Por: Fernando Molica

Hoje, Jeannie e Samantha seriam banidas

"Jeannie", personagem interpretada por Barbara Eden | Foto: Reprodução

Uma foto mais ou menos atual da atriz Barbara Eden, hoje com 93 anos, protagonista de "Jeannie é um gênio" disparou uma certeza: o ótimo seriado e outro igualmente delicioso, "A feiticeira", passariam por muitas dificuldades hoje.

O moralismo e o fanatismo religioso atuais implicariam com o fato de uma linda jovem, solteira, usar roupas sensuais e viver com outro desimpedido, militar ligado ao programa espacial americano, o major Nelson (Larry Hagman).

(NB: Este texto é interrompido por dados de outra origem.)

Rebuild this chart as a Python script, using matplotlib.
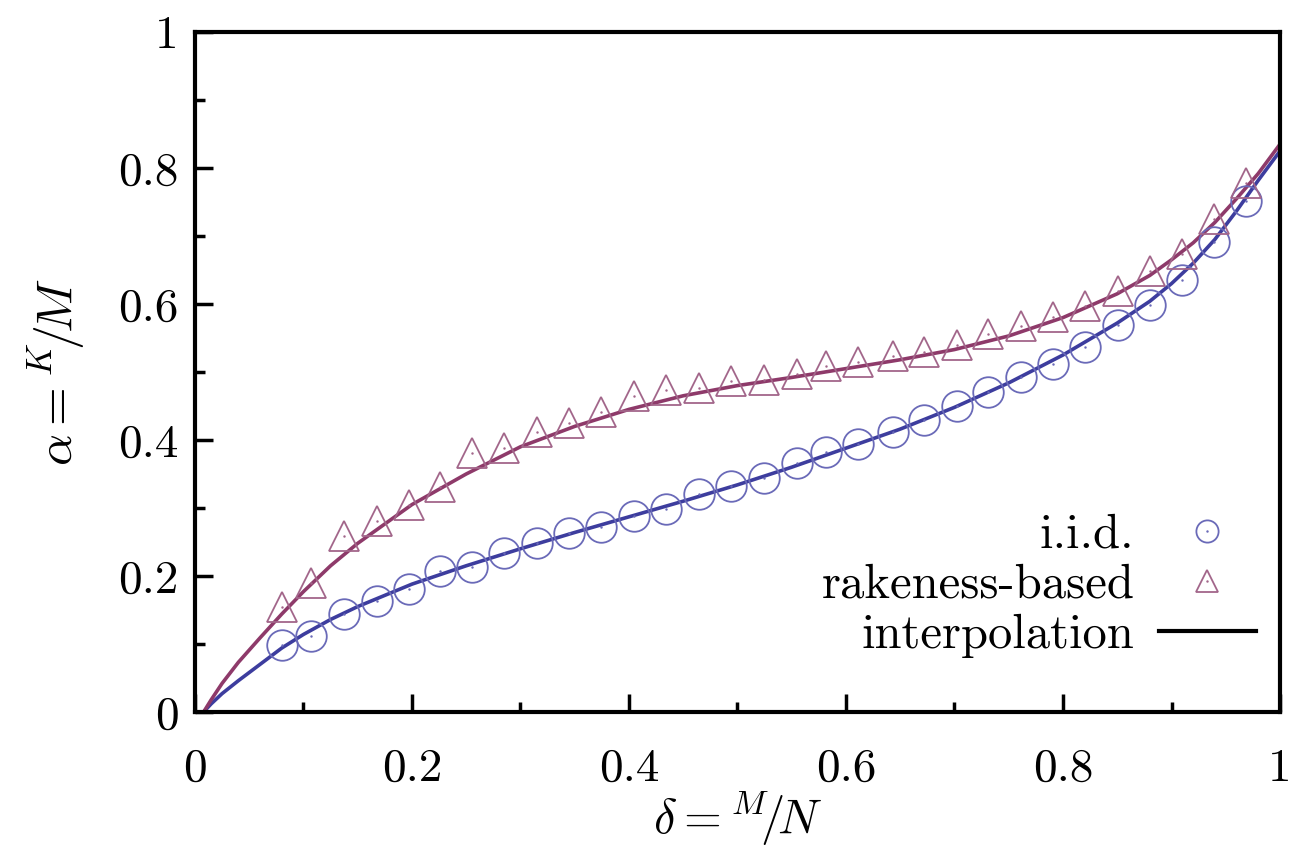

Como o diz o título brasileiro da série, a moça é um gênio, detém poderes mágicos, algo que, para muitos evangélicos de viés pentecostal e neopentecostal seria identificado como manifestação demoníaca. A mesma classificação serviria para Samantha Stephens (Elizabeth Montgomery), de "A feiticeira". 

A divertida dona de casa era reprimida pelo marido, o publicitário James (Dick York e, depois, Dick Sargent), que tentava impedi-la de usar sua magia. Mas era inevitável que ela torcesse literalmente o nariz para acionar seus poderes e resolver problemas. A série foi tão popular entre nós que o nome da filha do casal, Tabatha, passou a ser usado para batizar muitas brasileiras.

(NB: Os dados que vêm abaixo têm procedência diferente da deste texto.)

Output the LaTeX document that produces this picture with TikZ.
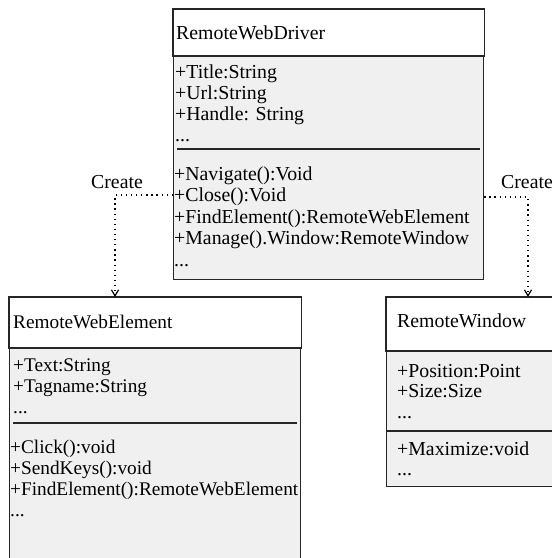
\documentclass[tikz,border=0pt]{standalone}
\usepackage{fontspec}
\setmainfont{Liberation Serif}
\usepackage{xcolor}
\usetikzlibrary{arrows.meta, calc, positioning}
\definecolor{bodygray}{RGB}{240,240,240}
\newcommand{\moredots}{...}

\begin{document}
\begin{tikzpicture}[x=1pt, y=-1pt, >={Straight Barb[length=6pt,width=7pt]},
    classbox/.style={draw=black!85, line width=1.2pt, fill=bodygray, rectangle, inner sep=0pt, anchor=north west},
    headbox/.style={draw=black!85, line width=1.2pt, fill=white},
    sepline/.style={draw=black!85, line width=1.4pt},
    member/.style={anchor=base west, inner sep=0pt, font=\fontsize{19.8}{21}\selectfont},
    small member/.style={member, font=\fontsize{19.3}{21}\selectfont},
    dep/.style={->, line width=1.2pt, dash pattern=on 1.3pt off 3.8pt}]
    \useasboundingbox (0,0) rectangle (552,558);
    \clip (0,0) rectangle (552,558);

    % the three classes
    \node[classbox, minimum width=310pt, minimum height=270pt] (driver) at (173,9) {};
    \node[classbox, minimum width=291pt, minimum height=275pt] (element) at (9,297) {};
    \node[classbox, minimum width=180pt, minimum height=189pt] (window) at (386,297) {};

    \filldraw[headbox] (driver.north west) rectangle ($(driver.north east)+(0,47)$);
    \filldraw[headbox] (element.north west) rectangle ($(element.north east)+(0,51)$);
    \filldraw[headbox] (window.north west) rectangle ($(window.north east)+(0,54)$);

    \draw[sepline] ($(driver.north west)+(4,140)$) -- ($(driver.north east)+(-4,140)$);
    \draw[sepline] ($(element.north west)+(4,126)$) -- ($(element.north east)+(-4,126)$);
    \draw[sepline] ($(window.north west)+(0,134)$) -- ($(window.north east)+(0,134)$);

    % RemoteWebDriver
    \node[member] (drvName) at (176,39.5) {RemoteWebDriver};
    \foreach \m [count=\i] in {{+Title:String}, {+Url:String}, {+Handle: String}, {\moredots}}
      \node[member] (drvA\i) at (175, 57+21*\i) {\m};
    \foreach \m [count=\i] in {{+Navigate():Void}, {+Close():Void}, {+FindElement():RemoteWebElement}, {+Manage().Window:RemoteWindow}, {\moredots}}
      \node[member] (drvM\i) at (174, 158.5+21.5*\i) {\m};

    % RemoteWebElement
    \node[small member] (elemName) at (13,328) {RemoteWebElement};
    \foreach \m [count=\i] in {{+Text:String}, {+Tagname:String}, {\moredots}}
      \node[small member] (elemA\i) at (13, 350+21*\i) {\m};
    \foreach \m [count=\i] in {{+Click():void}, {+SendKeys():void}, {+FindElement():RemoteWebElement}, {\moredots}}
      \node[small member] (elemM\i) at (10, 431.7+21.3*\i) {\m};

    % RemoteWindow
    \node[member] (winName) at (397,327) {RemoteWindow};
    \foreach \m [count=\i] in {{+Position:Point}, {+Size:Size}, {\moredots}}
      \node[member] (winA\i) at (397, 356.5+20.5*\i) {\m};
    \foreach \m [count=\i] in {{+Maximize:void}, {\moredots}}
      \node[member] (winM\i) at (397, 435+20*\i) {\m};

    % create dependencies
    \draw[dep] ($(driver.north west)+(0,186)$) -| ($(element.north west)+(106,0)$);
    \draw[dep] ($(driver.north east)+(0,188)$) -| ($(window.north west)+(142,0)$);
    \node[member, anchor=base] (createL) at (117,188) {Create};
    \node[member, anchor=base] (createR) at (527,188) {Create};

  \end{tikzpicture}
\end{document}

Escrita pelo romancista best-seller Sidney Sheldon, "Jeannie" foi produzida a partir de 1965 e durou cinco temporadas. Com suas roupas provocantes, a protagonista incentivou fantasias de muita gente — seu quarto dentro da garrafa que lhe servia de casa remetia a prazeres das mil e uma noites.

Além de questionar o modelo da família americana, o seriado ousava ironizar os feitos de  um programa especial usado como arma na Guerra Fria e que, em 1969 levaria o homem à Lua: Dr. Bellows, o oficial psiquiatra Hayden Rorke, era um idiota que não percebia o arranjo conjugal do subordinado nem os truques de Jeannie.

A família Stephens se encaixava no padrão do então sonho americano, mas a presença da feitiçaria remetia a uma manifestação de intolerância no século 17: a perseguição e condenação à morte de pessoas acusadas de bruxaria na cidade americana de Salem. Entre 1964 e 1972, a TV apresentou ao público uma família de bruxas que eram gente quase como a gente.

Hoje seria inviável fazer séries que descartassem conquistas como a necessária diversidade — nas duas, os personagens, por exemplo, são todos brancos. Mas, diante de tantos retrocessos, é admirável que, há 60 anos, programas destinados a crianças e adolescentes fossem protagonizados por uma jovem que, em tese subordinada ao "amo", era dona do seu corpo e por uma dona de casa que usava seus poderes para inverter a lógica de dominação masculina.

Apesar das limitações típicas de uma visão de mundo arcaica, ambas são de tempos em que a magia poderia gerar encantamento e diversão sem que isso fosse considerado propaganda do Coisa Ruim.